• REQUIRED TASK: Type out the data exactly as given. Skip any image.

________________________

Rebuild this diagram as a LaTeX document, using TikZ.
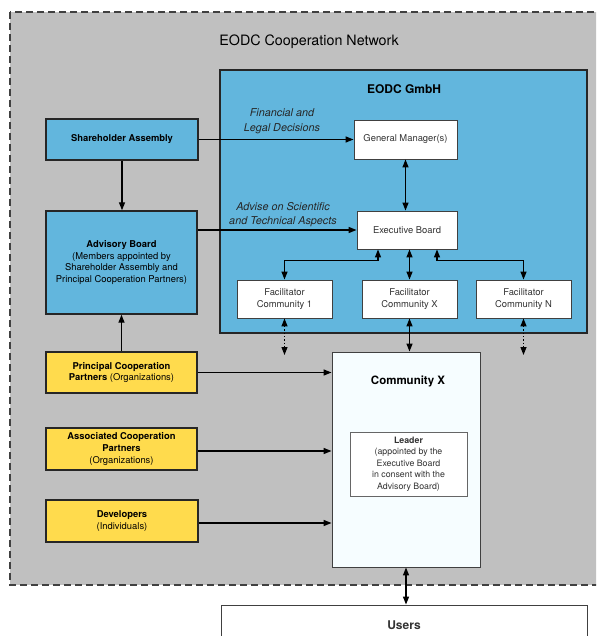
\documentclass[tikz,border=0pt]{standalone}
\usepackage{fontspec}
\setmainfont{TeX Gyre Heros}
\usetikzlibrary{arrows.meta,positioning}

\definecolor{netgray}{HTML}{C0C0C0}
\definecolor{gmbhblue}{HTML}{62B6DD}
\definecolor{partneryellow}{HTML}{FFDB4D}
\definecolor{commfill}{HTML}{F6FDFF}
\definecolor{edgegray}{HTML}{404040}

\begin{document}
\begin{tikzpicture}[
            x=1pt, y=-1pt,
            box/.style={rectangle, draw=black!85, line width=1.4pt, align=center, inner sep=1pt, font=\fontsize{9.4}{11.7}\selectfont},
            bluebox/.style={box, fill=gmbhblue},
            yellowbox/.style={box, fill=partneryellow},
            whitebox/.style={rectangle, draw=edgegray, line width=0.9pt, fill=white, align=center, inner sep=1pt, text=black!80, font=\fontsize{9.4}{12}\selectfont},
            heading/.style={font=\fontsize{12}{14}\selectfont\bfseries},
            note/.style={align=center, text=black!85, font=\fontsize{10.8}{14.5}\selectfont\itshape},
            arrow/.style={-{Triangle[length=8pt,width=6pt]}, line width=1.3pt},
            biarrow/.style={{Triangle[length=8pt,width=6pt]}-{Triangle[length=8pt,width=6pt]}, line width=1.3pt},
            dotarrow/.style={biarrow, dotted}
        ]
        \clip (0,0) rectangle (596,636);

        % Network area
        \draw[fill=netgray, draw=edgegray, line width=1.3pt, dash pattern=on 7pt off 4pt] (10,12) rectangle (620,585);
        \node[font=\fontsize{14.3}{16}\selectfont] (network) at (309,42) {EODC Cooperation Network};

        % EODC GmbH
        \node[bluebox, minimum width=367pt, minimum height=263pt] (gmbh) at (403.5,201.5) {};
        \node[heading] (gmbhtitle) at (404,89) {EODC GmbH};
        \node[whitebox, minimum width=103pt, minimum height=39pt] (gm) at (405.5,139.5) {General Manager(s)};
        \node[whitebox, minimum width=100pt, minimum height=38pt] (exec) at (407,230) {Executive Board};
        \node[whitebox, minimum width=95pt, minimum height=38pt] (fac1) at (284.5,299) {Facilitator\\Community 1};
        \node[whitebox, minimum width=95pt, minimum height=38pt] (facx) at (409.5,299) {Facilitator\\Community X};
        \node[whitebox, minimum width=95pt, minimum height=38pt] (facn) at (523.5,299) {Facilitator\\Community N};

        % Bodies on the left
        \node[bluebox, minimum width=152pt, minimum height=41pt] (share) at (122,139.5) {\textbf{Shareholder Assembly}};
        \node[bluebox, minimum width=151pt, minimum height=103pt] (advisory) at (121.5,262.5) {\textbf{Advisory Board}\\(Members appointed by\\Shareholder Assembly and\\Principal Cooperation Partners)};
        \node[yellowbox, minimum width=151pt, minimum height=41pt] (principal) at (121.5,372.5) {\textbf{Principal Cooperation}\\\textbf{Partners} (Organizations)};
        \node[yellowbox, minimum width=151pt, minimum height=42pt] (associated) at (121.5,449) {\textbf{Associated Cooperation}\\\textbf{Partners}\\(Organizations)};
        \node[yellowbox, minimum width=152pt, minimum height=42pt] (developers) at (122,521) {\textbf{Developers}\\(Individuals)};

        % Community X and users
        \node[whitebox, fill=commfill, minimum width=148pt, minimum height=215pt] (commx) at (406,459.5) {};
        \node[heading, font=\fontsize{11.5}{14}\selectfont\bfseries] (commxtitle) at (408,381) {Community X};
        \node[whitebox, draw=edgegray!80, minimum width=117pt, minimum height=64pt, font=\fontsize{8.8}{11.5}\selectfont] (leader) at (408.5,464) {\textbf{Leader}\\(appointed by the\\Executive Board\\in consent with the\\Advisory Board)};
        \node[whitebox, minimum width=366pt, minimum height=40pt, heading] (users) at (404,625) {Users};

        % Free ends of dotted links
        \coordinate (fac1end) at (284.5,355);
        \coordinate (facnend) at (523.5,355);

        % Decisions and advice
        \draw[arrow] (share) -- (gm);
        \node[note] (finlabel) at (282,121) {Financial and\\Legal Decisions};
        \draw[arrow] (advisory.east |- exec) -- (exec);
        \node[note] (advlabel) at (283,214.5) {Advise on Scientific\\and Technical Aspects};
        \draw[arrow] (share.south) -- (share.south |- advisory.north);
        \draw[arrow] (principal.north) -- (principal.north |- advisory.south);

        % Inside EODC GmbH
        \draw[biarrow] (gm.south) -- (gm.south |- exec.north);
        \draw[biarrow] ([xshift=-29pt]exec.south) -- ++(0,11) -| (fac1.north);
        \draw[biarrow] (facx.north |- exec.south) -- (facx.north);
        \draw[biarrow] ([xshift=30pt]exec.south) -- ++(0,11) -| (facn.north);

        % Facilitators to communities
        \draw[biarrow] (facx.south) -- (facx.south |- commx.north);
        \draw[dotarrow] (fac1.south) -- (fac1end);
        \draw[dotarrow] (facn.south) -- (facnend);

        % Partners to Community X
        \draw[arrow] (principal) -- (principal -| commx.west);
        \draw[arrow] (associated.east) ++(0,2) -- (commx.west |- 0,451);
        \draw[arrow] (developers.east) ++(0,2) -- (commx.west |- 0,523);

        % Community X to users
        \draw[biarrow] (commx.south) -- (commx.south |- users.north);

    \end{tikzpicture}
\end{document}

________________________

• WRITTEN ANSWER:
Rebuild this diagram as a LaTeX document, using TikZ.
\documentclass[tikz,border=0pt]{standalone}
\usepackage{fontspec}
\setmainfont{TeX Gyre Heros}
\usetikzlibrary{arrows.meta,positioning}

\definecolor{netgray}{HTML}{C0C0C0}
\definecolor{gmbhblue}{HTML}{62B6DD}
\definecolor{partneryellow}{HTML}{FFDB4D}
\definecolor{commfill}{HTML}{F6FDFF}
\definecolor{edgegray}{HTML}{404040}

\begin{document}
\begin{tikzpicture}[
            x=1pt, y=-1pt,
            box/.style={rectangle, draw=black!85, line width=1.4pt, align=center, inner sep=1pt, font=\fontsize{9.4}{11.7}\selectfont},
            bluebox/.style={box, fill=gmbhblue},
            yellowbox/.style={box, fill=partneryellow},
            whitebox/.style={rectangle, draw=edgegray, line width=0.9pt, fill=white, align=center, inner sep=1pt, text=black!80, font=\fontsize{9.4}{12}\selectfont},
            heading/.style={font=\fontsize{12}{14}\selectfont\bfseries},
            note/.style={align=center, text=black!85, font=\fontsize{10.8}{14.5}\selectfont\itshape},
            arrow/.style={-{Triangle[length=8pt,width=6pt]}, line width=1.3pt},
            biarrow/.style={{Triangle[length=8pt,width=6pt]}-{Triangle[length=8pt,width=6pt]}, line width=1.3pt},
            dotarrow/.style={biarrow, dotted}
        ]
        \clip (0,0) rectangle (596,636);

        % Network area
        \draw[fill=netgray, draw=edgegray, line width=1.3pt, dash pattern=on 7pt off 4pt] (10,12) rectangle (620,585);
        \node[font=\fontsize{14.3}{16}\selectfont] (network) at (309,42) {EODC Cooperation Network};

        % EODC GmbH
        \node[bluebox, minimum width=367pt, minimum height=263pt] (gmbh) at (403.5,201.5) {};
        \node[heading] (gmbhtitle) at (404,89) {EODC GmbH};
        \node[whitebox, minimum width=103pt, minimum height=39pt] (gm) at (405.5,139.5) {General Manager(s)};
        \node[whitebox, minimum width=100pt, minimum height=38pt] (exec) at (407,230) {Executive Board};
        \node[whitebox, minimum width=95pt, minimum height=38pt] (fac1) at (284.5,299) {Facilitator\\Community 1};
        \node[whitebox, minimum width=95pt, minimum height=38pt] (facx) at (409.5,299) {Facilitator\\Community X};
        \node[whitebox, minimum width=95pt, minimum height=38pt] (facn) at (523.5,299) {Facilitator\\Community N};

        % Bodies on the left
        \node[bluebox, minimum width=152pt, minimum height=41pt] (share) at (122,139.5) {\textbf{Shareholder Assembly}};
        \node[bluebox, minimum width=151pt, minimum height=103pt] (advisory) at (121.5,262.5) {\textbf{Advisory Board}\\(Members appointed by\\Shareholder Assembly and\\Principal Cooperation Partners)};
        \node[yellowbox, minimum width=151pt, minimum height=41pt] (principal) at (121.5,372.5) {\textbf{Principal Cooperation}\\\textbf{Partners} (Organizations)};
        \node[yellowbox, minimum width=151pt, minimum height=42pt] (associated) at (121.5,449) {\textbf{Associated Cooperation}\\\textbf{Partners}\\(Organizations)};
        \node[yellowbox, minimum width=152pt, minimum height=42pt] (developers) at (122,521) {\textbf{Developers}\\(Individuals)};

        % Community X and users
        \node[whitebox, fill=commfill, minimum width=148pt, minimum height=215pt] (commx) at (406,459.5) {};
        \node[heading, font=\fontsize{11.5}{14}\selectfont\bfseries] (commxtitle) at (408,381) {Community X};
        \node[whitebox, draw=edgegray!80, minimum width=117pt, minimum height=64pt, font=\fontsize{8.8}{11.5}\selectfont] (leader) at (408.5,464) {\textbf{Leader}\\(appointed by the\\Executive Board\\in consent with the\\Advisory Board)};
        \node[whitebox, minimum width=366pt, minimum height=40pt, heading] (users) at (404,625) {Users};

        % Free ends of dotted links
        \coordinate (fac1end) at (284.5,355);
        \coordinate (facnend) at (523.5,355);

        % Decisions and advice
        \draw[arrow] (share) -- (gm);
        \node[note] (finlabel) at (282,121) {Financial and\\Legal Decisions};
        \draw[arrow] (advisory.east |- exec) -- (exec);
        \node[note] (advlabel) at (283,214.5) {Advise on Scientific\\and Technical Aspects};
        \draw[arrow] (share.south) -- (share.south |- advisory.north);
        \draw[arrow] (principal.north) -- (principal.north |- advisory.south);

        % Inside EODC GmbH
        \draw[biarrow] (gm.south) -- (gm.south |- exec.north);
        \draw[biarrow] ([xshift=-29pt]exec.south) -- ++(0,11) -| (fac1.north);
        \draw[biarrow] (facx.north |- exec.south) -- (facx.north);
        \draw[biarrow] ([xshift=30pt]exec.south) -- ++(0,11) -| (facn.north);

        % Facilitators to communities
        \draw[biarrow] (facx.south) -- (facx.south |- commx.north);
        \draw[dotarrow] (fac1.south) -- (fac1end);
        \draw[dotarrow] (facn.south) -- (facnend);

        % Partners to Community X
        \draw[arrow] (principal) -- (principal -| commx.west);
        \draw[arrow] (associated.east) ++(0,2) -- (commx.west |- 0,451);
        \draw[arrow] (developers.east) ++(0,2) -- (commx.west |- 0,523);

        % Community X to users
        \draw[biarrow] (commx.south) -- (commx.south |- users.north);

    \end{tikzpicture}
\end{document}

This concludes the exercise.